I remember being a young mom with small, energetic, and curious boys.
We were invited to a friend’s house one day. When we arrived and she opened the door, we walked into the most pristine, put together place I had ever been. To be completely honest, it looked more like a museum than a home.
I couldn’t help thinking to myself, “are they able to live here?”
We took our shoes off of course and began heading to the living room.
Panic flooded my whole body as I watched my youngest son looking around for whatever he could touch and play with.
Since I have a hearing loss and really rely on lipreading and seeing a person’s face during conversation, it made it all the more difficult to keep track of my son while attempting to have a deep, meaningful conversation.
I didn’t feel at home and it was a very stressful visit.
I was reminded of this the other day as we were getting ready for company.
I am thinking about everything I should do to make things nice for people to come over. I feel this need to get to a level of perfection. I think about how I wish I had nicer furniture or better floors. I start the whole process in my mind that what I have to offer is not good enough. Then I go into crazy mom mode to get things done so things can be just right for everyone.
My focus becomes more on the house than it is making people feel like they are home.
I have put my family through this struggle with me for the last nineteen years.
I have this list of what others expect in my mind. I make my worth be based on works and this insane level of perfection.

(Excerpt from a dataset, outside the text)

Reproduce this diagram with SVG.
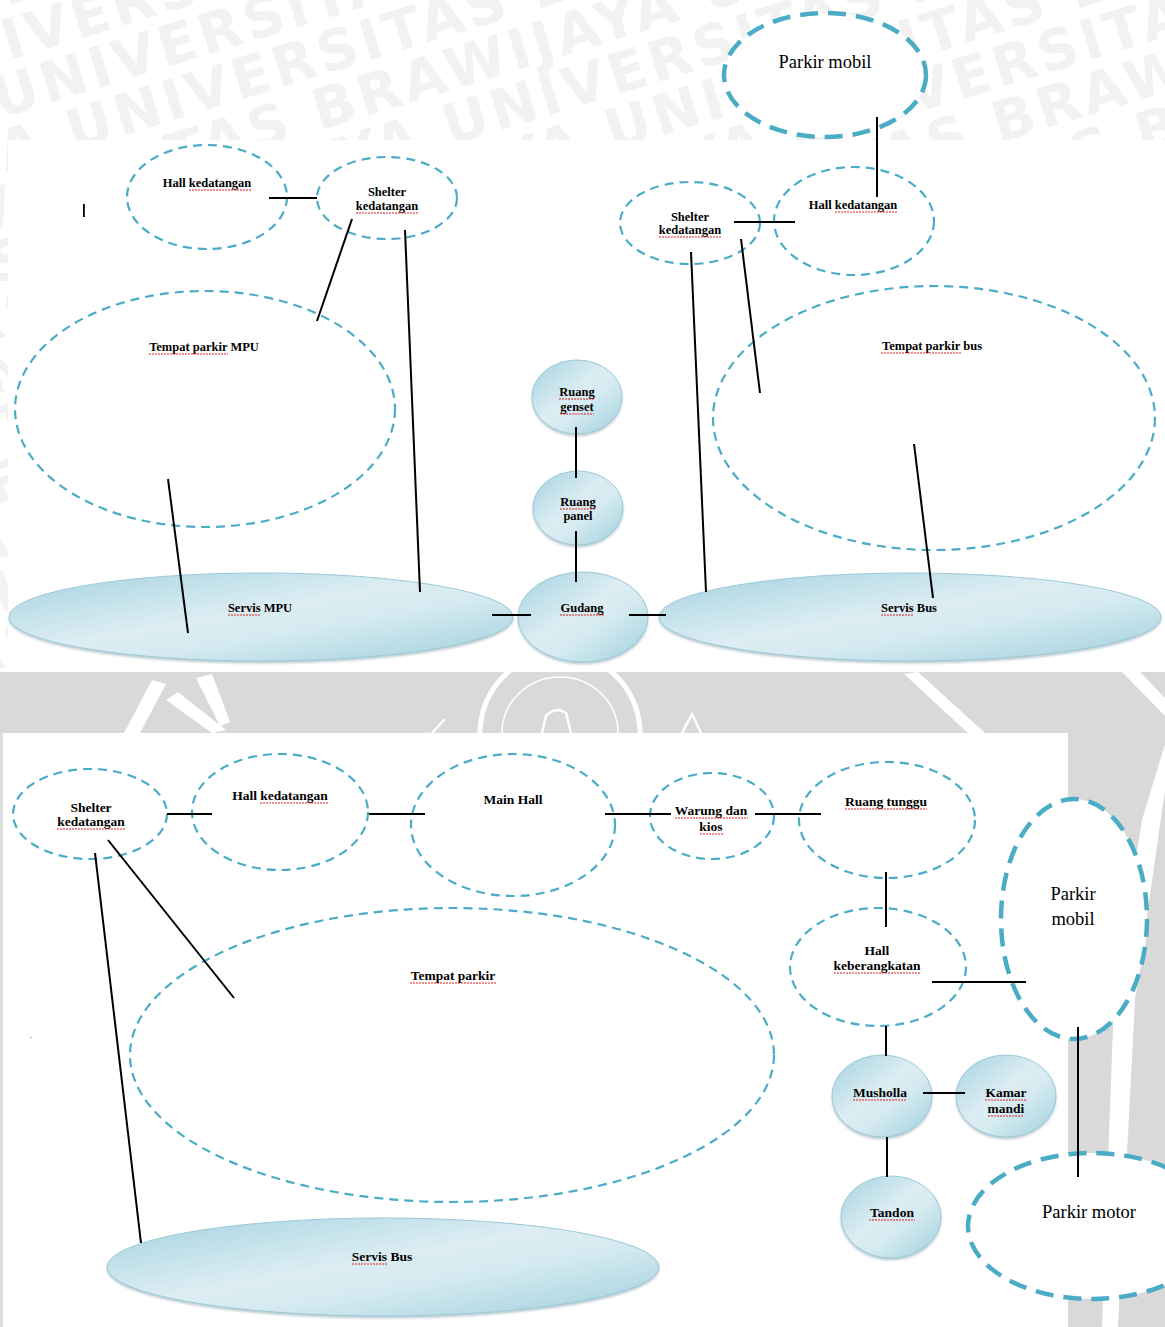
<svg xmlns="http://www.w3.org/2000/svg" width="1165" height="1327" viewBox="0 0 1165 1327">
<defs>
<style>
.dash{fill:none;stroke:#4bacc6;stroke-width:2.2;stroke-dasharray:9 6}
.thick{fill:#fff;stroke:#4bacc6;stroke-width:4.5;stroke-dasharray:18 10}
.fill{fill:url(#g1);stroke:#9bcad8;stroke-width:1;filter:url(#sh)}
.ln{stroke:#000;stroke-width:2;fill:none}
.lb{font-family:"Liberation Serif",serif;font-weight:bold;font-size:12.5px;fill:#000;text-anchor:middle}
.lb2{font-family:"Liberation Serif",serif;font-weight:bold;font-size:13.5px;fill:#000;text-anchor:middle}
.nm{font-family:"Liberation Serif",serif;font-size:18.5px;fill:#000;text-anchor:middle}
.sp{stroke:#e02020;stroke-width:1.1;stroke-dasharray:2 1;fill:none}
.wm{font-family:"DejaVu Sans",sans-serif;font-weight:bold;font-size:56px;letter-spacing:4px;fill:#f2f2f2}
</style>
<linearGradient id="g1" x1="0" y1="0" x2="1" y2="1">
<stop offset="0" stop-color="#a3d2df"/>
<stop offset="0.45" stop-color="#dcedf3"/>
<stop offset="0.6" stop-color="#d6ebf1"/>
<stop offset="1" stop-color="#a0cfdc"/>
</linearGradient>
<filter id="sh" x="-10%" y="-10%" width="120%" height="130%">
<feDropShadow dx="0" dy="2" stdDeviation="1.2" flood-color="#7a9aa5" flood-opacity="0.5"/>
</filter>
<clipPath id="wmclip">
<rect x="0" y="0" width="1165" height="140"/>
<rect x="0" y="140" width="8" height="532"/>
</clipPath>
</defs>

<rect x="0" y="0" width="1165" height="1327" fill="#fff"/>

<g id="watermark" clip-path="url(#wmclip)">
<g transform="rotate(-17)">
<text class="wm" x="-186" y="-45">UNIVERSITAS BRAWIJAYA UNIVERSITAS BRAWIJAYA UNIVERSITAS BRAWIJAYA</text>
<text class="wm" x="-302" y="7.7">UNIVERSITAS BRAWIJAYA UNIVERSITAS BRAWIJAYA UNIVERSITAS BRAWIJAYA</text>
<text class="wm" x="-110" y="60.3">UNIVERSITAS BRAWIJAYA UNIVERSITAS BRAWIJAYA UNIVERSITAS BRAWIJAYA</text>
<text class="wm" x="-35" y="112.9">UNIVERSITAS BRAWIJAYA UNIVERSITAS BRAWIJAYA UNIVERSITAS BRAWIJAYA</text>
<text class="wm" x="-380" y="165.6">BRAWIJAYA UNIVERSITAS BRAWIJAYA UNIVERSITAS BRAWIJAYA UNIVERSITAS</text>
<text class="wm" x="-217" y="218.2">UNIVERSITAS BRAWIJAYA UNIVERSITAS BRAWIJAYA UNIVERSITAS BRAWIJAYA</text>
<text class="wm" x="-503" y="270.8">UNIVERSITAS BRAWIJAYA UNIVERSITAS BRAWIJAYA UNIVERSITAS BRAWIJAYA</text>
<text class="wm" x="-349" y="323.4">UNIVERSITAS BRAWIJAYA UNIVERSITAS BRAWIJAYA UNIVERSITAS BRAWIJAYA</text>
<text class="wm" x="-175" y="376.1">UNIVERSITAS BRAWIJAYA UNIVERSITAS BRAWIJAYA UNIVERSITAS BRAWIJAYA</text>
<text class="wm" x="-461" y="428.7">UNIVERSITAS BRAWIJAYA UNIVERSITAS BRAWIJAYA UNIVERSITAS BRAWIJAYA</text>
<text class="wm" x="-327" y="481.3">UNIVERSITAS BRAWIJAYA UNIVERSITAS BRAWIJAYA UNIVERSITAS BRAWIJAYA</text>
<text class="wm" x="-563" y="534">UNIVERSITAS BRAWIJAYA UNIVERSITAS BRAWIJAYA UNIVERSITAS BRAWIJAYA</text>
<text class="wm" x="-280" y="586.6">UNIVERSITAS BRAWIJAYA UNIVERSITAS BRAWIJAYA UNIVERSITAS BRAWIJAYA</text>
<text class="wm" x="-446" y="639.2">UNIVERSITAS BRAWIJAYA UNIVERSITAS BRAWIJAYA UNIVERSITAS BRAWIJAYA</text>
<text class="wm" x="-212" y="691.9">UNIVERSITAS BRAWIJAYA UNIVERSITAS BRAWIJAYA UNIVERSITAS BRAWIJAYA</text>
</g>
</g>

<g id="band">
<rect x="0" y="672" width="1165" height="61" fill="#d9d9d9"/>
<rect x="0" y="733" width="3" height="594" fill="#dcdcdc"/>
<rect x="1068" y="733" width="97" height="594" fill="#d9d9d9"/>
<g fill="#fff">
<polygon points="124,733 140,733 166,684 152,680"/>
<polygon points="166,700 178,692 226,730 212,733"/>
<polygon points="196,678 212,674 230,722 220,726"/>
<polygon points="904,674 918,672 985,733 968,733"/>
<polygon points="1122,672 1140,672 1165,698 1165,716"/>
<polygon points="1165,744 1165,790 1135,1000 1118,1327 1102,1327 1114,1000 1142,820"/>
</g>
<path d="M480,733 A80,80 0 0 1 640,733" fill="none" stroke="#fff" stroke-width="5"/>
<path d="M502,733 A58,56 0 0 1 618,733" fill="none" stroke="#fff" stroke-width="1.5"/>
<path d="M542,733 L546,716 Q556,706 566,713 L571,733" fill="none" stroke="#fff" stroke-width="2.5"/>
<path d="M682,733 L692,714 L701,733" fill="none" stroke="#fff" stroke-width="2.5"/>
<path d="M432,733 L445,719" fill="none" stroke="#fff" stroke-width="2.5"/>
</g>

<rect x="83" y="204" width="1.8" height="13" fill="#000"/>
<text x="30" y="1038" font-family="Liberation Serif,serif" font-size="8" fill="#000">.</text>

<g id="parkir-mobil-top">
<ellipse class="thick" cx="825" cy="75" rx="101" ry="62"/>
<text class="nm" x="825" y="68">Parkir mobil</text>
</g>
<g id="hall-kedatangan-1">
<ellipse class="dash" cx="207" cy="197" rx="80" ry="52"/>
<text class="lb" x="207" y="187">Hall kedatangan</text>
<line class="sp" x1="189" y1="190" x2="251" y2="190"/>
</g>
<g id="shelter-kedatangan-1">
<ellipse class="dash" cx="387" cy="198" rx="70" ry="41"/>
<text class="lb" x="387" y="196">Shelter</text>
<text class="lb" x="387" y="210">kedatangan</text>
<line class="sp" x1="356" y1="213" x2="418" y2="213"/>
</g>
<g id="tempat-parkir-mpu">
<ellipse class="dash" cx="205" cy="409" rx="190" ry="118"/>
<text class="lb" x="204" y="351">Tempat parkir MPU</text>
<line class="sp" x1="149" y1="354" x2="228" y2="354"/>
</g>
<g id="shelter-kedatangan-2">
<ellipse class="dash" cx="690" cy="223" rx="70" ry="41"/>
<text class="lb" x="690" y="221">Shelter</text>
<text class="lb" x="690" y="234">kedatangan</text>
<line class="sp" x1="659" y1="237" x2="721" y2="237"/>
</g>
<g id="hall-kedatangan-2">
<ellipse class="dash" cx="854" cy="221" rx="80" ry="54"/>
<text class="lb" x="853" y="209">Hall kedatangan</text>
<line class="sp" x1="835" y1="212" x2="897" y2="212"/>
</g>
<g id="tempat-parkir-bus">
<ellipse class="dash" cx="934" cy="418" rx="221" ry="132"/>
<text class="lb" x="932" y="350">Tempat parkir bus</text>
<line class="sp" x1="881" y1="353" x2="961" y2="353"/>
</g>
<g id="ruang-genset">
<ellipse class="fill" cx="577" cy="397" rx="45" ry="37"/>
<text class="lb" x="577" y="396">Ruang</text>
<text class="lb" x="577" y="411">genset</text>
<line class="sp" x1="559" y1="399" x2="595" y2="399"/>
<line class="sp" x1="560" y1="414" x2="594" y2="414"/>
</g>
<g id="ruang-panel">
<ellipse class="fill" cx="578" cy="508" rx="45" ry="37"/>
<text class="lb" x="578" y="506">Ruang</text>
<text class="lb" x="578" y="520">panel</text>
<line class="sp" x1="560" y1="509" x2="596" y2="509"/>
</g>
<g id="servis-mpu">
<ellipse class="fill" cx="261" cy="617" rx="252" ry="44"/>
<text class="lb" x="260" y="612">Servis MPU</text>
<line class="sp" x1="228" y1="615" x2="261" y2="615"/>
</g>
<g id="gudang">
<ellipse class="fill" cx="583" cy="617" rx="65" ry="45"/>
<text class="lb" x="582" y="612">Gudang</text>
<line class="sp" x1="560" y1="615" x2="604" y2="615"/>
</g>
<g id="servis-bus-1">
<ellipse class="fill" cx="910" cy="617" rx="251" ry="44"/>
<text class="lb" x="909" y="612">Servis Bus</text>
<line class="sp" x1="881" y1="615" x2="914" y2="615"/>
</g>

<g id="shelter-kedatangan-3">
<ellipse class="dash" cx="90" cy="814" rx="77" ry="45"/>
<text class="lb2" x="91" y="812">Shelter</text>
<text class="lb2" x="91" y="826">kedatangan</text>
<line class="sp" x1="57" y1="829" x2="125" y2="829"/>
</g>
<g id="hall-kedatangan-3">
<ellipse class="dash" cx="280" cy="812" rx="88" ry="58"/>
<text class="lb2" x="280" y="800">Hall kedatangan</text>
<line class="sp" x1="260" y1="803" x2="328" y2="803"/>
</g>
<g id="main-hall">
<ellipse class="dash" cx="513" cy="825" rx="102" ry="71"/>
<text class="lb2" x="513" y="804">Main Hall</text>
</g>
<g id="warung-kios">
<ellipse class="dash" cx="712" cy="816" rx="62" ry="43"/>
<text class="lb2" x="711" y="815">Warung dan</text>
<text class="lb2" x="711" y="831">kios</text>
<line class="sp" x1="675" y1="818" x2="748" y2="818"/>
<line class="sp" x1="700" y1="834" x2="723" y2="834"/>
</g>
<g id="ruang-tunggu">
<ellipse class="dash" cx="887" cy="820" rx="88" ry="58"/>
<text class="lb2" x="886" y="806">Ruang tunggu</text>
<line class="sp" x1="845" y1="809" x2="927" y2="809"/>
</g>
<g id="hall-keberangkatan">
<ellipse class="dash" cx="878" cy="967" rx="88" ry="59"/>
<text class="lb2" x="877" y="955">Hall</text>
<text class="lb2" x="877" y="970">keberangkatan</text>
<line class="sp" x1="834" y1="973" x2="921" y2="973"/>
</g>
<g id="parkir-mobil-right">
<ellipse class="thick" cx="1074" cy="919" rx="73" ry="120"/>
<text class="nm" x="1073" y="900">Parkir</text>
<text class="nm" x="1073" y="925">mobil</text>
</g>
<g id="tempat-parkir">
<ellipse class="dash" cx="452" cy="1055" rx="322" ry="147"/>
<text class="lb2" x="453" y="980">Tempat parkir</text>
<line class="sp" x1="410" y1="983" x2="496" y2="983"/>
</g>
<g id="musholla">
<ellipse class="fill" cx="882" cy="1096" rx="50" ry="41"/>
<text class="lb2" x="880" y="1097">Musholla</text>
<line class="sp" x1="853" y1="1100" x2="907" y2="1100"/>
</g>
<g id="kamar-mandi">
<ellipse class="fill" cx="1006" cy="1096" rx="50" ry="41"/>
<text class="lb2" x="1006" y="1097">Kamar</text>
<text class="lb2" x="1006" y="1113">mandi</text>
<line class="sp" x1="985" y1="1100" x2="1027" y2="1100"/>
<line class="sp" x1="988" y1="1116" x2="1024" y2="1116"/>
</g>
<g id="tandon">
<ellipse class="fill" cx="891" cy="1217" rx="50" ry="41"/>
<text class="lb2" x="892" y="1217">Tandon</text>
<line class="sp" x1="869" y1="1220" x2="915" y2="1220"/>
</g>
<g id="parkir-motor">
<ellipse class="thick" cx="1092" cy="1226" rx="124" ry="73"/>
<text class="nm" x="1089" y="1218">Parkir motor</text>
</g>
<g id="servis-bus-2">
<ellipse class="fill" cx="383" cy="1267" rx="276" ry="49"/>
<text class="lb2" x="382" y="1261">Servis Bus</text>
<line class="sp" x1="352" y1="1264" x2="387" y2="1264"/>
</g>

<g id="connectors">
<line class="ln" x1="877" y1="117" x2="877" y2="197"/>
<line class="ln" x1="269" y1="198" x2="317" y2="198"/>
<line class="ln" x1="352" y1="219" x2="317" y2="321"/>
<line class="ln" x1="405" y1="230" x2="420" y2="592"/>
<line class="ln" x1="168" y1="479" x2="188" y2="633"/>
<line class="ln" x1="492" y1="615" x2="531" y2="615" stroke-width="2.5"/>
<line class="ln" x1="629" y1="615" x2="666" y2="615" stroke-width="2.5"/>
<line class="ln" x1="576" y1="427" x2="576" y2="478"/>
<line class="ln" x1="576" y1="531" x2="576" y2="582"/>
<line class="ln" x1="734" y1="222" x2="795" y2="222"/>
<line class="ln" x1="741" y1="239" x2="760" y2="393"/>
<line class="ln" x1="691" y1="252" x2="706" y2="592"/>
<line class="ln" x1="914" y1="444" x2="933" y2="598"/>
<line class="ln" x1="167" y1="814" x2="212" y2="814" stroke-width="2.5"/>
<line class="ln" x1="369" y1="814" x2="425" y2="814" stroke-width="2.5"/>
<line class="ln" x1="605" y1="814" x2="671" y2="814" stroke-width="2.5"/>
<line class="ln" x1="755" y1="814" x2="821" y2="814" stroke-width="2.5"/>
<line class="ln" x1="886" y1="872" x2="886" y2="927" stroke-width="2.5"/>
<line class="ln" x1="932" y1="982" x2="1026" y2="982" stroke-width="2.5"/>
<line class="ln" x1="1078" y1="1027" x2="1078" y2="1177" stroke-width="2.5"/>
<line class="ln" x1="886" y1="1026" x2="886" y2="1056" stroke-width="2.5"/>
<line class="ln" x1="923" y1="1093" x2="965" y2="1093" stroke-width="2.5"/>
<line class="ln" x1="887" y1="1137" x2="887" y2="1177" stroke-width="2.5"/>
<line class="ln" x1="108" y1="840" x2="234" y2="998"/>
<line class="ln" x1="95" y1="853" x2="141" y2="1243"/>
</g>
</svg>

God really snatched a hold of my heart this week.
I let go of my own expectations, what I perceived as others expectations and asked God to lead me by His spirit and help me do what He wanted me to do.
This was an incredible freeing week!
He keeps things simple, I complicate them.
I gave my company my best in each and every way. I was prepared but flexible. I was willing to let someone serve me through the process. My family came along side me to help in a way they haven’t been able to before because I wasn’t so stressed out and trying to do it all myself.
I believe I welcomed my company into my home and not just my house.
We could all relax and enjoy our fellowship. They could feel at home and even among the little imperfections, I enjoyed the time without worrying about all that didn’t get done.
We do this with others in so many ways.
Do we go around needing to put on a mask that says, I have it all together, when deep down we are falling apart?
Do we always have our outside put together like a woman in a magazine or do we allow others to see us in our sweats and ponytails?
Do we only take our children out when they are behaving or do we let others in to see that they have struggles just like everyone else.
Do we paint our lives as this picture perfect painting on Facebook or are we real?
I want to be one who is as real and transparent as I can be. I want people to know that I am in this life with them. I want to live life with others, not just from a distance so everything can look good.
I encourage you to allow God to search your heart today. Have you been keeping people at a distance because if they saw anything other than perfection they might not like you or want to be your friend? Do you find yourself putting on a false perception of yourself, your marriage, your parenting, or your life?
Allow God into your home and not just your house and He will transform you, which will overflow into all other relationships and areas of life!!!